■ Directions for this task ■
Without the pictures, print the lines running from the beginning of the material to the line containing "var yTicks = [0,37.5,75,112.5,150];", both ends included.

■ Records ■
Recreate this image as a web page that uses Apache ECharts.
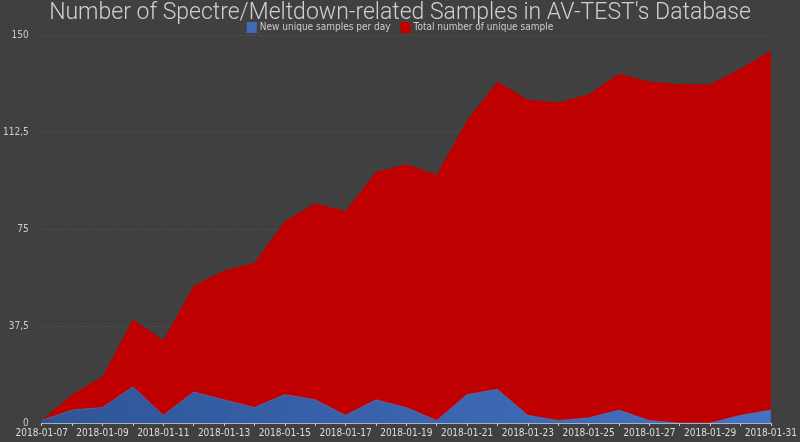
<!DOCTYPE html>
<html><head><meta charset="utf-8">
<script src="https://cdn.jsdelivr.net/npm/echarts@6/dist/echarts.min.js"></script>
<style>html,body{margin:0;padding:0;background:#404040;}#c{width:800px;height:442px;}</style>
</head><body><div id="c"></div>
<script>
var dates = ['2018-01-07','2018-01-08','2018-01-09','2018-01-10','2018-01-11','2018-01-12','2018-01-13','2018-01-14','2018-01-15','2018-01-16','2018-01-17','2018-01-18','2018-01-19','2018-01-20','2018-01-21','2018-01-22','2018-01-23','2018-01-24','2018-01-25','2018-01-26','2018-01-27','2018-01-28','2018-01-29','2018-01-30','2018-01-31'];
var newPerDay = [1,5,6,14,3,12,9,6,11,9,3,9,6,1,11,13,3,1,2,5,1,0,0,3,5];
var totalSamples = [1,11,18,40,32,53,59,62,78,85,82,97,100,96,117,132,125,124,127,135,132,131,131,137,144];
var yTicks = [0,37.5,75,112.5,150];

var chart = echarts.init(document.getElementById('c'));
chart.setOption({
  backgroundColor: '#404040',
  animation: false,
  title: {
    text: "Number of Spectre/Meltdown-related Samples in AV-TEST's Database",
    left: 'center', top: -3,
    textStyle: {color: '#d0d0d0', fontSize: 23, fontWeight: 300, fontFamily: 'Roboto'}
  },
  legend: {
    data: ['New unique samples per day', 'Total number of unique sample'],
    top: 17, left: 'center', itemWidth: 10, itemHeight: 11, itemGap: 10,
    icon: 'rect',
    textStyle: {color: '#cccccc', fontSize: 10, fontFamily: 'DejaVu Sans Condensed', padding: [0,0,0,-2]}
  },
  grid: {left: 36, right: 27, top: 35, bottom: 19},
  xAxis: {
    type: 'category', data: dates, boundaryGap: false,
    axisLine: {lineStyle: {color: '#a8b0c8', width: 1}},
    axisTick: {alignWithLabel: true, interval: 0, length: 3, lineStyle: {color: '#cccccc'}},
    axisLabel: {interval: 1, color: '#dddddd', fontSize: 10, fontFamily: 'DejaVu Sans Condensed', margin: 5},
    splitLine: {show: false}
  },
  yAxis: {
    type: 'value', min: 0, max: 150, interval: 37.5,
    axisLine: {show: false}, axisTick: {show: false},
    axisLabel: {color: '#cccccc', fontSize: 10, fontFamily: 'DejaVu Sans Condensed', margin: 13,
      formatter: function (v) { return String(v).replace('.', ','); }},
    splitLine: {lineStyle: {color: '#5a5a5a', type: [1, 2]}}
  },
  series: [
    {
      name: 'Total number of unique sample', type: 'line', data: totalSamples,
      symbol: 'none', lineStyle: {width: 0}, itemStyle: {color: '#c00000'},
      areaStyle: {color: '#bf0000', opacity: 1}
    },
    {
      name: 'New unique samples per day', type: 'line', data: newPerDay,
      symbol: 'none', lineStyle: {width: 0.5, color: '#5b80c8'}, itemStyle: {color: '#3f6ab8'},
      areaStyle: {opacity: 1, color: new echarts.graphic.LinearGradient(0, 0, 1, 0, [
        {offset: 0, color: '#2f5597'}, {offset: 1, color: '#4472c4'}])}
    }
  ]
});
</script></body></html>
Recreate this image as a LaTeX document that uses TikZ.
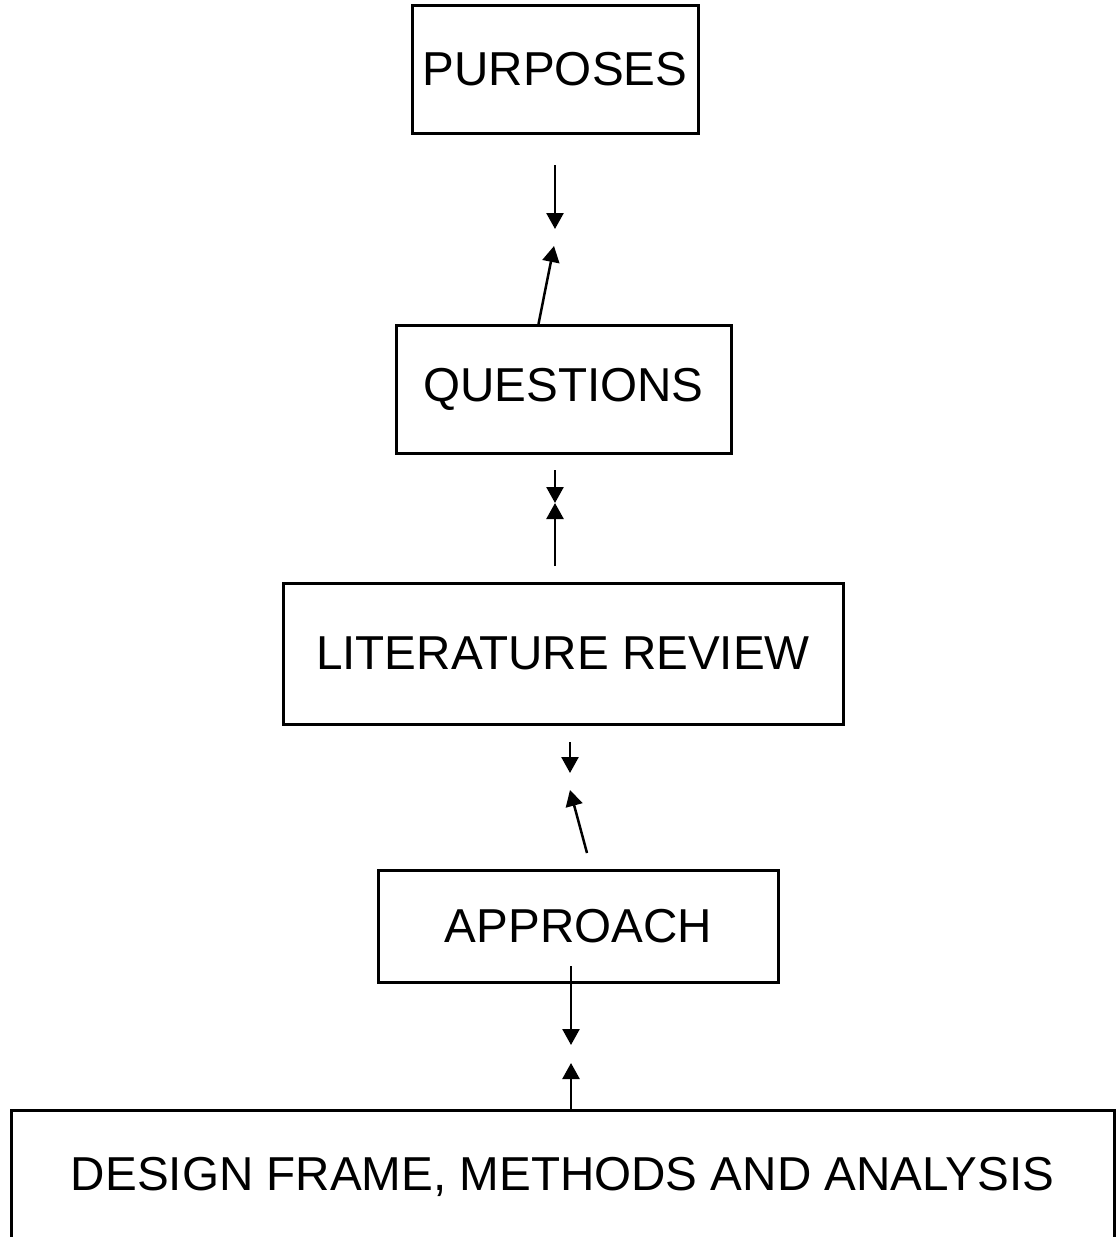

■ Exercise answer ■
Recreate this image as a web page that uses Apache ECharts.
<!DOCTYPE html>
<html><head><meta charset="utf-8">
<script src="https://cdn.jsdelivr.net/npm/echarts@6/dist/echarts.min.js"></script>
<style>html,body{margin:0;padding:0;background:#404040;}#c{width:800px;height:442px;}</style>
</head><body><div id="c"></div>
<script>
var dates = ['2018-01-07','2018-01-08','2018-01-09','2018-01-10','2018-01-11','2018-01-12','2018-01-13','2018-01-14','2018-01-15','2018-01-16','2018-01-17','2018-01-18','2018-01-19','2018-01-20','2018-01-21','2018-01-22','2018-01-23','2018-01-24','2018-01-25','2018-01-26','2018-01-27','2018-01-28','2018-01-29','2018-01-30','2018-01-31'];
var newPerDay = [1,5,6,14,3,12,9,6,11,9,3,9,6,1,11,13,3,1,2,5,1,0,0,3,5];
var totalSamples = [1,11,18,40,32,53,59,62,78,85,82,97,100,96,117,132,125,124,127,135,132,131,131,137,144];
var yTicks = [0,37.5,75,112.5,150];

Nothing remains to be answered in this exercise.